Thomas P. Conroy (born July 7, 1962) is an American politician who served as a member of the Massachusetts House of Representatives for the 13th Middlesex district from 2007 to 2015.

==Early life and education==
Conroy was born in New York City, New York, and raised in Cheshire, Connecticut. His father was a doctor and his mother was a nurse. In 1980 he enrolled in Yale College, where he received a Bachelor of Arts degree in Russian and East European studies.
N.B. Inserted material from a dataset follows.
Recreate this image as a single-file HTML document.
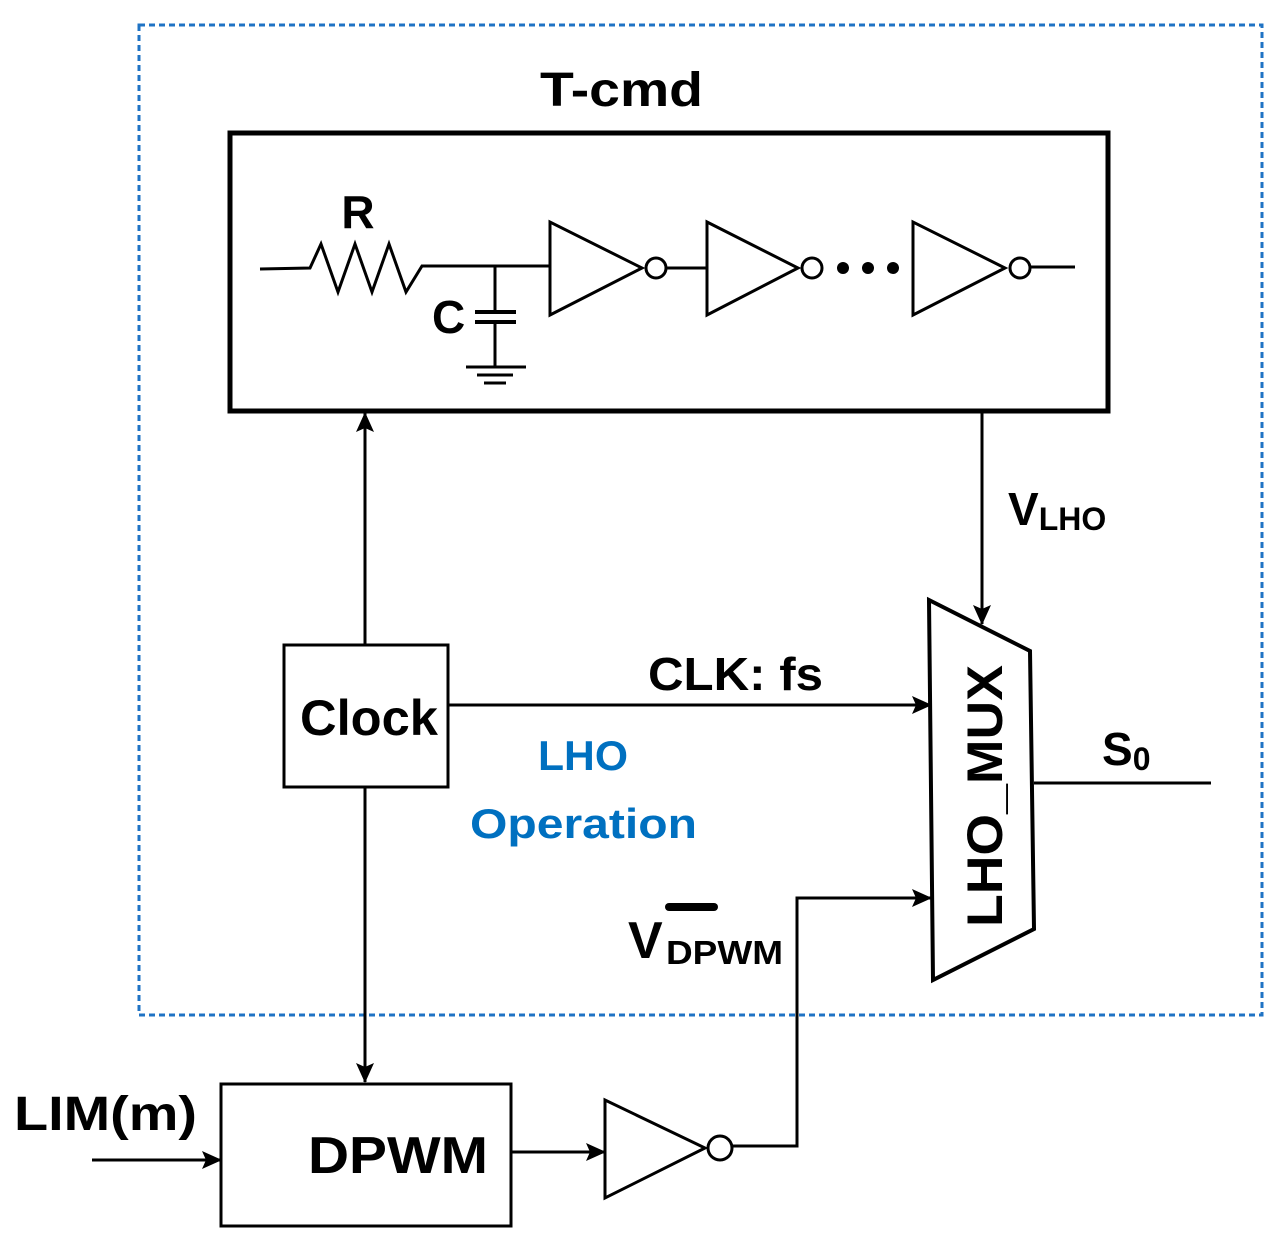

He later earned a Master of Arts in international economics from Johns Hopkins University and a Master of Business Administration in finance from Boston University.

==Career==
Conroy worked for Senator Gary Hart (D-CO), and served as a foreign policy and national security assistant for Senator Barbara Mikulski (D-MD). He spent a decade working for the United States State Department, where he managed refugee-resettlement programs in Southeast Asia and Haiti. For sixteen years he worked for a number of consulting firms, where he assisted nonprofits and businesses develop financial and operational strategies.
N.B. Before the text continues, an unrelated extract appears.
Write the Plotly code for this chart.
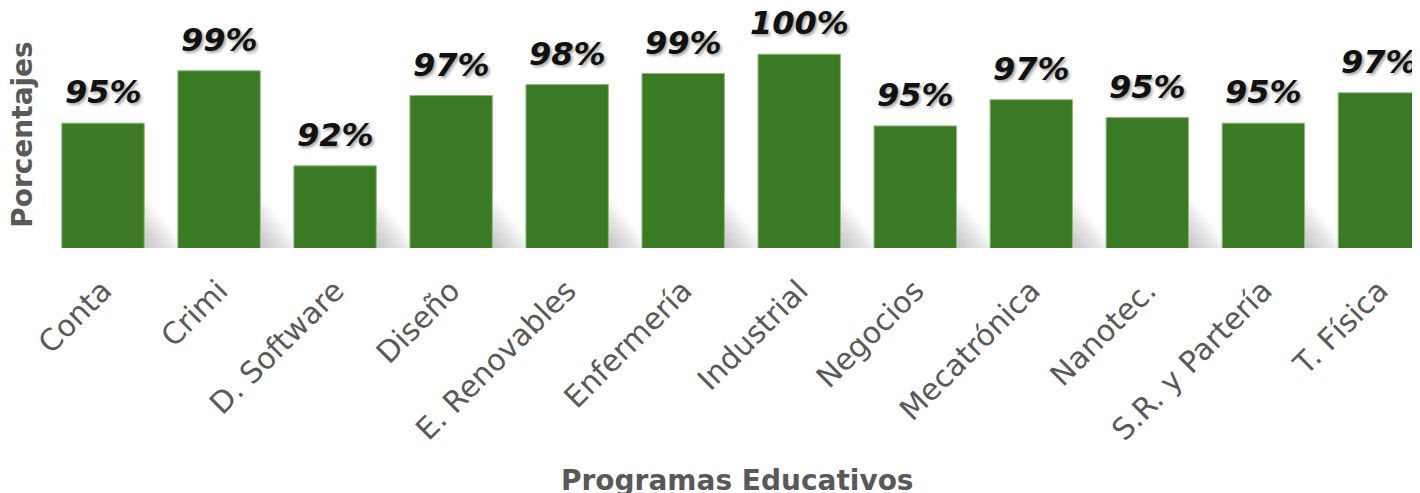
import plotly.graph_objects as go

categories = ["Conta", "Crimi", "D. Software", "Diseño", "E. Renovables", "Enfermería",
              "Industrial", "Negocios", "Mecatrónica", "Nanotec.", "S.R. y Partería", "T. Física"]
values = [95.0, 98.8, 91.9, 97.0, 97.8, 98.6, 100.0, 94.8, 96.7, 95.4, 95.0, 97.2]
labels = ["95%", "99%", "92%", "97%", "98%", "99%", "100%", "95%", "97%", "95%", "95%", "97%"]

# page body has an 8px margin, so the figure is sized to fit the 1420x493 window
W, H = 1412, 485
L_M = 37
PLOT_H = 240.3
B_M = H - PLOT_H
PX_PER_UNIT = 13.8
Y_MIN = 85.94
Y_MAX = Y_MIN + PLOT_H / PX_PER_UNIT
BAR_W = 0.71
GREEN = "#3B7A25"
GRAY = "#595959"

fig = go.Figure()

# soft drop shadow behind the bars (decorative, layered translucent bars)
n_layers = 10
for k in range(n_layers):
    dx = 0.035 * (k + 1)
    h = 3.6 * (1 - k / n_layers)
    fig.add_trace(go.Bar(
        x=categories, y=[h] * len(categories), base=Y_MIN,
        width=BAR_W, offset=-BAR_W / 2 + dx,
        marker=dict(color="rgba(110,110,110,0.045)", line=dict(width=0)),
        hoverinfo="skip", showlegend=False,
    ))

fig.add_trace(go.Bar(
    x=categories, y=values, width=BAR_W,
    marker=dict(color=GREEN, line=dict(color="#8DB87A", width=1)),
    showlegend=False,
))

for c, v, t in zip(categories, values, labels):
    fig.add_annotation(
        x=c, y=v, text=t, showarrow=False, yanchor="bottom", yshift=10,
        font=dict(family="DejaVu Sans", size=32, color="#111111", weight="bold",
                  style="italic", shadow="2px 2px 3px rgba(0,0,0,0.35)"),
    )

# axis titles as paper annotations
fig.add_annotation(
    x=(729 - L_M) / (W - L_M), y=(PLOT_H - 492) / PLOT_H, xref="paper", yref="paper",
    xanchor="center", yanchor="bottom",
    text="Programas Educativos", showarrow=False,
    font=dict(family="DejaVu Sans", size=28, color=GRAY, weight="bold"),
)
fig.add_annotation(
    x=(15 - L_M) / (W - L_M), y=1 - 127 / PLOT_H, xref="paper", yref="paper",
    xanchor="center", yanchor="middle",
    text="Porcentajes", textangle=-90, showarrow=False,
    font=dict(family="DejaVu Sans", size=28, color=GRAY, weight="bold"),
)

fig.update_layout(
    width=W, height=H,
    margin=dict(l=L_M, r=0, t=0, b=B_M, autoexpand=False),
    paper_bgcolor="white", plot_bgcolor="white",
    barmode="overlay",
    xaxis=dict(range=[-0.5, 11.35], tickangle=-45, showline=False, showgrid=False,
               automargin=False, ticks="", ticklabelstandoff=18,
               tickfont=dict(family="DejaVu Sans", size=30, color=GRAY)),
    yaxis=dict(range=[Y_MIN, Y_MAX], visible=False, automargin=False),
)

fig.write_html("out.html")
In 2006, Conroy was to the Massachusetts House of Representatives for the 13th Middlesex district. In the House, he served as vice chair of the Joint Committee on Health Care Financing and as the chairman of the Joint Committee on Labor & Workforce Development. Conroy also served as the House appointee to the Governor's Science, Technology, Engineering, and Mathematics (STEM) Advisory Council.

Conroy was a candidate for the Democratic nomination in the 2012 United States Senate election in Massachusetts, but withdrew from the race on December 12, 2011. He was a candidate for treasurer and receiver-general of Massachusetts in 2014, but lost to Deb Goldberg in the Democratic primary. He did not run for re-election to the House due to his run for treasurer; his term ended in January 2015.

==Post-government career==
As of 2024, Conroy serves on the advisory board of the National Security Space Association.

==Personal life==
Conroy is married to national security expert Sarah Sewall and has four daughters.